**TASK**:
From the first line of the data down to and including the line with "ax.spines[s].set_linewidth(1.3)", copy everything exactly, leaving out pictures.

**RECORDED DATA**:
## start

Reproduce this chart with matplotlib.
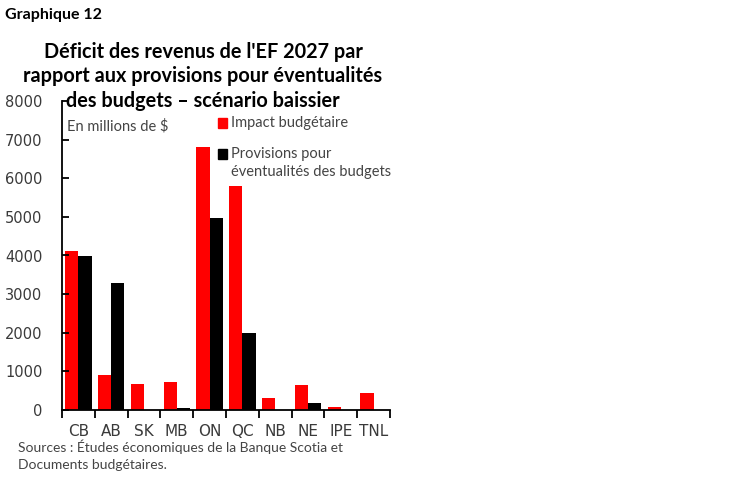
import matplotlib
matplotlib.use('Agg')
import matplotlib.pyplot as plt
import numpy as np
from matplotlib.patches import Rectangle

plt.rcParams['font.family'] = ['Lato', 'DejaVu Sans']

provinces = ['CB', 'AB', 'SK', 'MB', 'ON', 'QC', 'NB', 'NE', 'IPE', 'TNL']
impact = [4110, 900, 665, 730, 6800, 5800, 320, 650, 90, 430]
provisions = [3990, 3285, 0, 40, 4980, 1990, 0, 190, 0, 0]

title_lines = ["Déficit des revenus de l'EF 2027 par",
               "rapport aux provisions pour éventualités",
               "des budgets – scénario baissier"]

fig = plt.figure(figsize=(7.49, 4.82), dpi=100)
ax = fig.add_axes([62/749, 72/482, 328/749, 309/482])

x = np.arange(len(provinces))
ax.bar(x - 0.2, impact, width=0.4, color='#ff0000')
ax.bar(x + 0.2, provisions, width=0.4, color='#000000')

ax.set_xlim(-0.5, len(provinces) - 0.5)
ax.set_ylim(0, 8000)
ax.set_yticks(range(0, 8001, 1000))
ax.set_xticks(x)
ax.set_xticklabels(provinces)
ax.set_xticks(np.arange(-0.5, len(provinces), 1), minor=True)
ax.tick_params(axis='x', which='major', length=0, pad=10, labelsize=11, labelcolor='#3a3a3a')
ax.tick_params(axis='x', which='minor', length=6, width=1.3, direction='out')
ax.tick_params(axis='y', length=5, width=1.3, direction='in', labelsize=10.5,
               labelcolor='#3a3a3a', pad=14)
for lab in ax.get_xticklabels() + ax.get_yticklabels():
    lab.set_fontfamily('DejaVu Sans')

for s in ['top', 'right']:
    ax.spines[s].set_visible(False)
for s in ['left', 'bottom']:
    ax.spines[s].set_linewidth(1.3)

fig.text(5/749, 1 - 15/482, 'Graphique 12', fontsize=11.5, fontweight='bold',
         ha='left', va='center')
for i, line in enumerate(title_lines):
    fig.text(203/749, 1 - (52 + 24.5 * i)/482, line, fontsize=14.3,
             fontweight='bold', ha='center', va='center')

fig.text(67/749, 1 - 126/482, 'En millions de $', fontsize=10.5, color='#444444',
         ha='left', va='center')

fig.patches.append(Rectangle((218/749, 1 - 128/482), 9/749, 10/482,
                             transform=fig.transFigure, color='#ff0000'))
fig.text(231/749, 1 - 123/482, 'Impact budgétaire', fontsize=10.5, color='#444444',
         ha='left', va='center')
fig.patches.append(Rectangle((218/749, 1 - 159/482), 9/749, 10/482,
                             transform=fig.transFigure, color='#000000'))
fig.text(231/749, 1 - 163/482, 'Provisions pour\néventualités des budgets',
         fontsize=10.5, color='#444444', ha='left', va='center', linespacing=1.45)

fig.text(18/749, 1 - 455/482,
         'Sources : Études économiques de la Banque Scotia et\nDocuments budgétaires.',
         fontsize=10, color='#444444', ha='left', va='center', linespacing=1.5)

fig.savefig('out.png', dpi=100)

## end

**REPLY**:
Reproduce this chart with matplotlib.
import matplotlib
matplotlib.use('Agg')
import matplotlib.pyplot as plt
import numpy as np
from matplotlib.patches import Rectangle

plt.rcParams['font.family'] = ['Lato', 'DejaVu Sans']

provinces = ['CB', 'AB', 'SK', 'MB', 'ON', 'QC', 'NB', 'NE', 'IPE', 'TNL']
impact = [4110, 900, 665, 730, 6800, 5800, 320, 650, 90, 430]
provisions = [3990, 3285, 0, 40, 4980, 1990, 0, 190, 0, 0]

title_lines = ["Déficit des revenus de l'EF 2027 par",
               "rapport aux provisions pour éventualités",
               "des budgets – scénario baissier"]

fig = plt.figure(figsize=(7.49, 4.82), dpi=100)
ax = fig.add_axes([62/749, 72/482, 328/749, 309/482])

x = np.arange(len(provinces))
ax.bar(x - 0.2, impact, width=0.4, color='#ff0000')
ax.bar(x + 0.2, provisions, width=0.4, color='#000000')

ax.set_xlim(-0.5, len(provinces) - 0.5)
ax.set_ylim(0, 8000)
ax.set_yticks(range(0, 8001, 1000))
ax.set_xticks(x)
ax.set_xticklabels(provinces)
ax.set_xticks(np.arange(-0.5, len(provinces), 1), minor=True)
ax.tick_params(axis='x', which='major', length=0, pad=10, labelsize=11, labelcolor='#3a3a3a')
ax.tick_params(axis='x', which='minor', length=6, width=1.3, direction='out')
ax.tick_params(axis='y', length=5, width=1.3, direction='in', labelsize=10.5,
               labelcolor='#3a3a3a', pad=14)
for lab in ax.get_xticklabels() + ax.get_yticklabels():
    lab.set_fontfamily('DejaVu Sans')

for s in ['top', 'right']:
    ax.spines[s].set_visible(False)
for s in ['left', 'bottom']:
    ax.spines[s].set_linewidth(1.3)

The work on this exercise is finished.